Common pacing pitfalls—and how to dodge them
Scope creep is the main enemy. If the audience is real, teachers often expand the brief to make it perfect. Resist. A narrow, credible brief—the first two pages of the guide, one polished interview clip, the executive summary of a proposal—delivers more learning per minute. Another pitfall is fuzzy roles. Projects slow down when everyone does everything. Assign roles that rotate across milestones, and write a lightweight “definition of done” for each deliverable so teams know when to stop polishing. Finally, beware of open‑ended research.
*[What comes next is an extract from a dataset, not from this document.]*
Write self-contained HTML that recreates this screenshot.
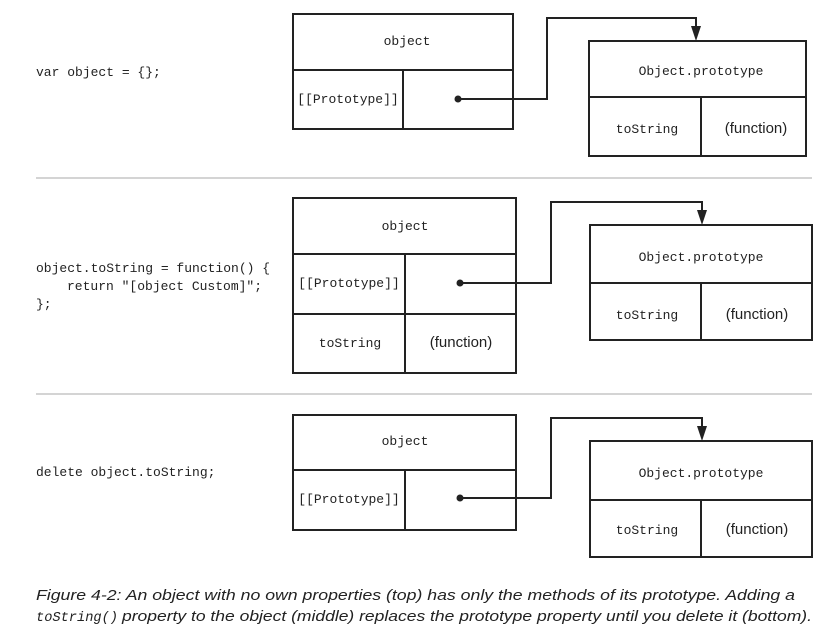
<!DOCTYPE html>
<html><head><style>
body{margin:0;background:#fff;width:827px;height:639px;overflow:hidden}
svg{display:block}
.m{font-family:"Liberation Mono",monospace;font-size:13px;fill:#222}
.s{font-family:"Liberation Sans",sans-serif;font-size:15px;fill:#222}
.c{font-family:"Liberation Sans",sans-serif;font-size:15px;font-style:italic;fill:#222}
.cm{font-family:"Liberation Mono",monospace;font-size:14px;font-style:italic;fill:#222}
rect,line,polyline{stroke:#222;stroke-width:2;fill:none}
</style></head><body>
<svg width="827" height="639" viewBox="0 0 827 639">
<!-- Panel 1 -->
<text class="m" x="36" y="76">var object = {};</text>
<rect x="293" y="14" width="220" height="115"/>
<line x1="293" y1="70" x2="513" y2="70"/>
<line x1="403" y1="70" x2="403" y2="129"/>
<text class="m" x="407" y="45" text-anchor="middle">object</text>
<text class="m" x="348" y="103" text-anchor="middle">[[Prototype]]</text>
<circle cx="458" cy="99" r="3.5" fill="#222"/>
<polyline points="458,99 547,99 547,18 696,18 696,30"/>
<polygon points="691,26 701,26 696,41" fill="#222"/>
<rect x="589" y="41" width="217" height="115"/>
<line x1="589" y1="97" x2="806" y2="97"/>
<line x1="701" y1="97" x2="701" y2="156"/>
<text class="m" x="701" y="75" text-anchor="middle">Object.prototype</text>
<text class="m" x="647" y="133" text-anchor="middle">toString</text>
<text class="s" x="756" y="133" text-anchor="middle">(function)</text>

<line x1="36" y1="178" x2="812" y2="178" style="stroke:#aaa;stroke-width:1"/>

<!-- Panel 2 -->
<text class="m" x="36" y="272">object.toString = function() {</text>
<text class="m" x="67" y="290">return "[object Custom]";</text>
<text class="m" x="36" y="308">};</text>
<rect x="293" y="198" width="223" height="175"/>
<line x1="293" y1="254" x2="516" y2="254"/>
<line x1="293" y1="314" x2="516" y2="314"/>
<line x1="405" y1="254" x2="405" y2="373"/>
<text class="m" x="405" y="230" text-anchor="middle">object</text>
<text class="m" x="349" y="287" text-anchor="middle">[[Prototype]]</text>
<text class="m" x="350" y="347" text-anchor="middle">toString</text>
<text class="s" x="461" y="347" text-anchor="middle">(function)</text>
<circle cx="460" cy="283" r="3.5" fill="#222"/>
<polyline points="460,283 551,283 551,202 702,202 702,214"/>
<polygon points="697,210 707,210 702,225" fill="#222"/>
<rect x="590" y="225" width="222" height="115"/>
<line x1="590" y1="283" x2="812" y2="283"/>
<line x1="701" y1="283" x2="701" y2="340"/>
<text class="m" x="701" y="261" text-anchor="middle">Object.prototype</text>
<text class="m" x="647" y="319" text-anchor="middle">toString</text>
<text class="s" x="757" y="319" text-anchor="middle">(function)</text>

<line x1="36" y1="394" x2="812" y2="394" style="stroke:#aaa;stroke-width:1"/>

<!-- Panel 3 -->
<text class="m" x="36" y="476">delete object.toString;</text>
<rect x="293" y="415" width="223" height="115"/>
<line x1="293" y1="470" x2="516" y2="470"/>
<line x1="405" y1="470" x2="405" y2="530"/>
<text class="m" x="405" y="445" text-anchor="middle">object</text>
<text class="m" x="349" y="503" text-anchor="middle">[[Prototype]]</text>
<circle cx="460" cy="498" r="3.5" fill="#222"/>
<polyline points="460,498 551,498 551,418 702,418 702,430"/>
<polygon points="697,426 707,426 702,441" fill="#222"/>
<rect x="590" y="441" width="222" height="116"/>
<line x1="590" y1="500" x2="812" y2="500"/>
<line x1="701" y1="500" x2="701" y2="557"/>
<text class="m" x="701" y="477" text-anchor="middle">Object.prototype</text>
<text class="m" x="647" y="534" text-anchor="middle">toString</text>
<text class="s" x="757" y="534" text-anchor="middle">(function)</text>

<text class="c" x="36" y="600" textLength="759" lengthAdjust="spacingAndGlyphs">Figure 4-2: An object with no own properties (top) has only the methods of its prototype. Adding a</text>
<text class="cm" x="36" y="621" textLength="82" lengthAdjust="spacingAndGlyphs">toString()</text>
<text class="c" x="122" y="621" textLength="690" lengthAdjust="spacingAndGlyphs">property to the object (middle) replaces the prototype property until you delete it (bottom).</text>
</svg>
</body></html>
Curate three to five approved sources or examples to start; add more only if a team justifies the need.
Start small and scale confidently
If you are new to PBL, launch a micro‑project that spans three lessons: a brief, a draft with critique, and a share‑out. Once you see that the minutes align with your usual pacing, extend to a two‑week arc. Keep the same skeletal structure—launch, workshop, sprint, critique, sprint, exhibition—and vary the context. The rhythm becomes second nature, and planning time drops as you reuse protocols, checklists, and rubrics.
The bottom line
Project‑based learning is not a longer way to teach the same outcomes; it is a smarter way to spend the same minutes. By replacing, not layering, and by constraining scope, structuring milestones, and integrating assessment into the work itself, you can keep your calendar intact while giving students the kind of purposeful practice that makes learning stick.